Open briri opened 1 year ago
Our plan:
Removed the rack_attack
gem from the stage environment and we are still seeing the same behavior. Memory usage steadily increases so we expect that there is a memory leak somewhere.
We're using the default Rails memory store which is 'FileStore', so it should be using IO to read/write from [project_root]/tmp
for it's cache.
I am going to inspect the apache logs in the stage env (since the traffic there is low) to see what actual requests its handling and see if we can drill in from there.
I'll also do a diff of our Gemfile and package.json against what's in the core DMPRoadmap codebase since the other installations are not seeing this type of behavior (although they are not yet running on Rails 6 version)
Going to introduce ActiveStorage and DelayedJob in early November which will auto generate narrative PDFs for public plans in the background. This should mitigate some of our 500 level errors we see when bots harvest these PDF files.

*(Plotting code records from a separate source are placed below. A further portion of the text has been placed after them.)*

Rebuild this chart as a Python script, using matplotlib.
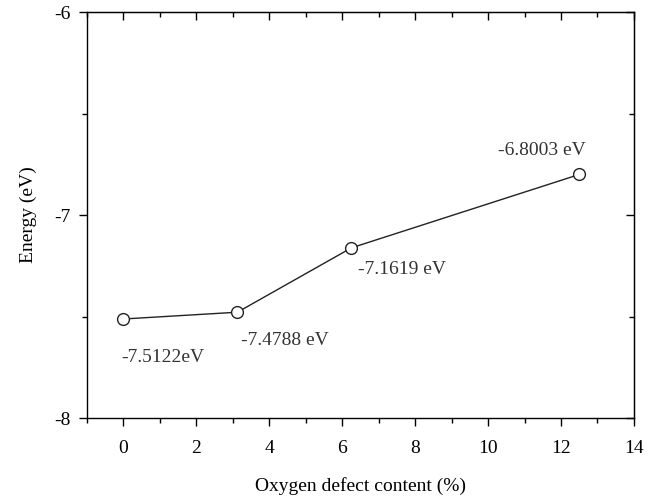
import matplotlib
matplotlib.use('Agg')
import matplotlib.pyplot as plt
from matplotlib.ticker import MultipleLocator

plt.rcParams['font.family'] = 'Liberation Serif'
plt.rcParams['font.size'] = 14
plt.rcParams['axes.unicode_minus'] = False

defect = [0, 3.125, 6.25, 12.5]
energy = [-7.5122, -7.4788, -7.1619, -6.8003]
labels = ['-7.5122eV', '-7.4788 eV', '-7.1619 eV', '-6.8003 eV']
label_pos = [(1.09, -7.704), (4.43, -7.62), (7.65, -7.266), (11.48, -6.68)]

fig = plt.figure(figsize=(6.61, 4.98), dpi=100)
ax = fig.add_axes([0.1316, 0.1606, 0.8275, 0.8153])

ax.plot(defect, energy, color='#222222', lw=1.0, marker='o', ms=8.5,
        mfc='white', mec='#222222', mew=1.0)

for txt, (tx, ty) in zip(labels, label_pos):
    ax.text(tx, ty, txt, ha='center', va='center', color='#333333')

ax.set_xlim(-1, 14)
ax.set_ylim(-8, -6)
ax.xaxis.set_major_locator(MultipleLocator(2))
ax.xaxis.set_minor_locator(MultipleLocator(1))
ax.yaxis.set_major_locator(MultipleLocator(1))
ax.yaxis.set_minor_locator(MultipleLocator(0.5))
ax.tick_params(which='major', direction='out', length=6, width=1, pad=10)
ax.tick_params(which='minor', direction='out', length=3.5, width=1)
ax.tick_params(axis='y', which='major', pad=6)

# inward ticks on the top and right spines
top = ax.secondary_xaxis('top')
top.xaxis.set_major_locator(MultipleLocator(2))
top.xaxis.set_minor_locator(MultipleLocator(1))
top.tick_params(which='major', direction='in', length=6, width=1, labeltop=False)
top.tick_params(which='minor', direction='in', length=3.5, width=1)
right = ax.secondary_yaxis('right')
right.yaxis.set_major_locator(MultipleLocator(1))
right.yaxis.set_minor_locator(MultipleLocator(0.5))
right.tick_params(which='major', direction='in', length=6, width=1, labelright=False)
right.tick_params(which='minor', direction='in', length=3.5, width=1)

for s in ax.spines.values():
    s.set_linewidth(1)

ax.set_xlabel('Oxygen defect content (%)', labelpad=14)
ax.set_ylabel('Energy (eV)', labelpad=12)

fig.savefig('out.png', dpi=100)
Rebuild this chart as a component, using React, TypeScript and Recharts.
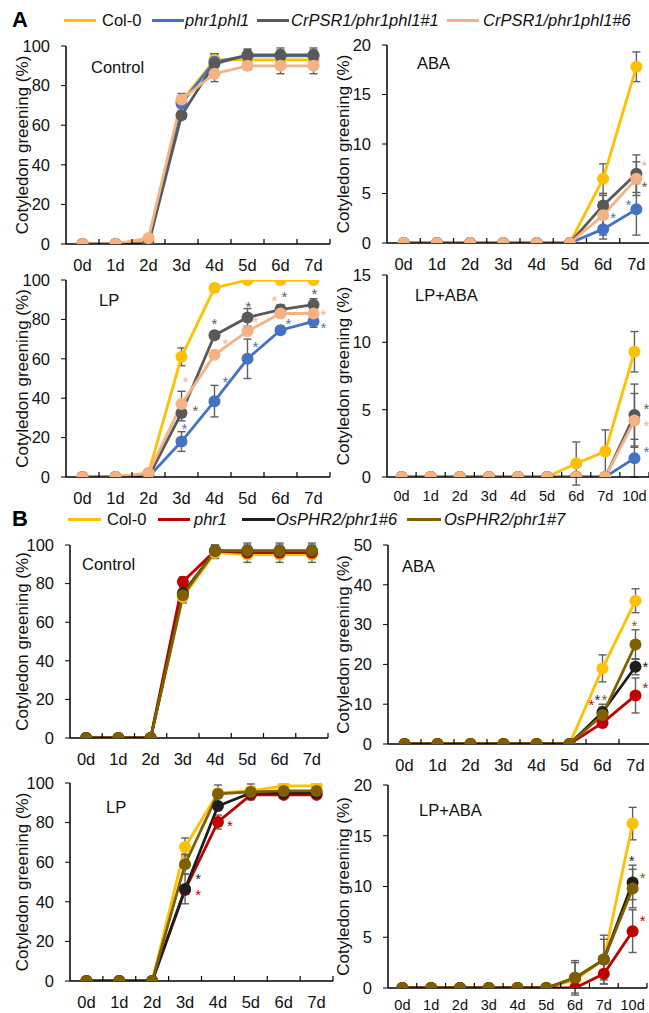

We will also be offloading all communication with the DMPHub to delayed_job to let things process in the background. While implementing this, we discovered a small loop in the callback logic that was causing DMPTool to send updates to the DMPHub 4 times instead of once. Not sure if this is contributing to the memory issues, but it should at least help.
we put a cron job in place to restart puma on a schedule as a band-aid for this
1) Take 02 out from behind the ELB (monitor to see if the leak is traffic related). Also turn off delayed_job on 01 and restart both 2) Plan is to create a branch and remove elements like the wkhtmltopdf gem and run on a single instance to see. 3) Send logs to OpenSearch
The instances have been periodically experiencing high memory usage which eventually results in maxing out our swap space.
This screenshot shows memory/swap usage and IOPS during a recent incident:
Swap begins escalating dramatically between 10 AM - 11 AM on 12/29. It then maxes out around 8 PM on 12/30.
Apache and Rails server logs show no unusual traffic. The apache access logs show only 152 requests from 08 AM - 01 PM on 12/29
Suspect an issue with the rack_attack gem we use for rate limiting and throttling malicious activity. These issue coincide with the introduction of the gem, but that may be an invalid correlation.